A quick overview of a multi-year roadmap
Once the instructional-first questions are in place, the roadmap itself has a shape to follow. Here's how that could play out over three years.
Align in year 1
Start with a needs assessment rooted in curriculum goals. What are students expected to master by the end of each grade level? What subtly slows teachers down in daily instruction? What does the current tool set actually support, and what gaps exist between what's purchased and what's used?
This is also when you build the planning committee. The right table includes curriculum directors, IT leadership, building principals, technology partners, title program coordinators, and classroom teachers.
Consolidate in year 2
With an instructional framework in place, you can cut what doesn't connect and formalize what does. It’s time to sunset the tools that failed the job-description test and build stronger vendor evaluation criteria tied to outcomes.
Districts moving toward outcomes-based contracts are getting clearer performance accountability from vendors and stronger positions at renewal. If a tool can't show impact against the outcomes it was selected for, that's a contract conversation.
Sustain in year 3 and beyond
A roadmap that started with instruction is easier to fund because it's easier to explain. E-Rate planning, Title IV allocations, and any successor funding to ESSER all become cleaner conversations when every platform investment maps to a documented learning goal. The board question (“What did we get for it?”) has a prepared answer.

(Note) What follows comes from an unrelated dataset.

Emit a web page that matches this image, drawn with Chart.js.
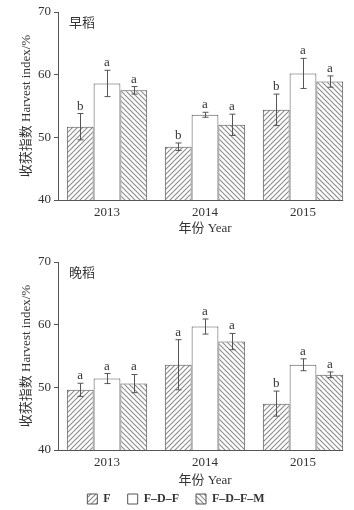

Sustainable roadmaps also build professional development into the plan from the start, tied to the same outcomes the tools were selected to support. New teacher onboarding helps them become acquainted with the data-backed tools they can build on, and intentional PD sessions on the tools’ new features help your veteran teachers continue to get the most out of them.
The funding conversation is easier when the plan speaks curriculum
Budget pressure stalls out many technology roadmaps. But having a curriculum-led plan changes both budget and vendor conversations.
In 2026, 32% of district technology leaders named funding as their top unmet need—up from 25% the year before. And while outcomes can’t conjure new resources or larger budgets, funding requests become evidence-based when you can connect every platform investment to a learning goal.
You can also hold vendors accountable when you enter procurement with defined learning outcomes. That's the shift behind outcomes-based contracts: if a tool was selected because it was supposed to improve a specific student outcome, the contract can reflect that. Renewals, then, look at the impact on student learning, as well as price.
Canvas by Instructure also helps with this kind of accountability. Districts can see LTI usage alongside course activity, so they know which tools are being launched, by whom, and how often. Usage data is just one part of assessing tools, but any conversation about outcomes should include it.
Start with the question that changes everything
A multi-year technology roadmap that can't explain what students will learn differently or evidence-backed tools will help them achieve more is just an inventory with a timeline attached.
If your current roadmap started with tools, it's not too late to reorder the questions. Start with a curriculum-led edtech audit. Which tools have a job tied to a learning outcome? Which ones don't? That list is the beginning of a roadmap worth defending.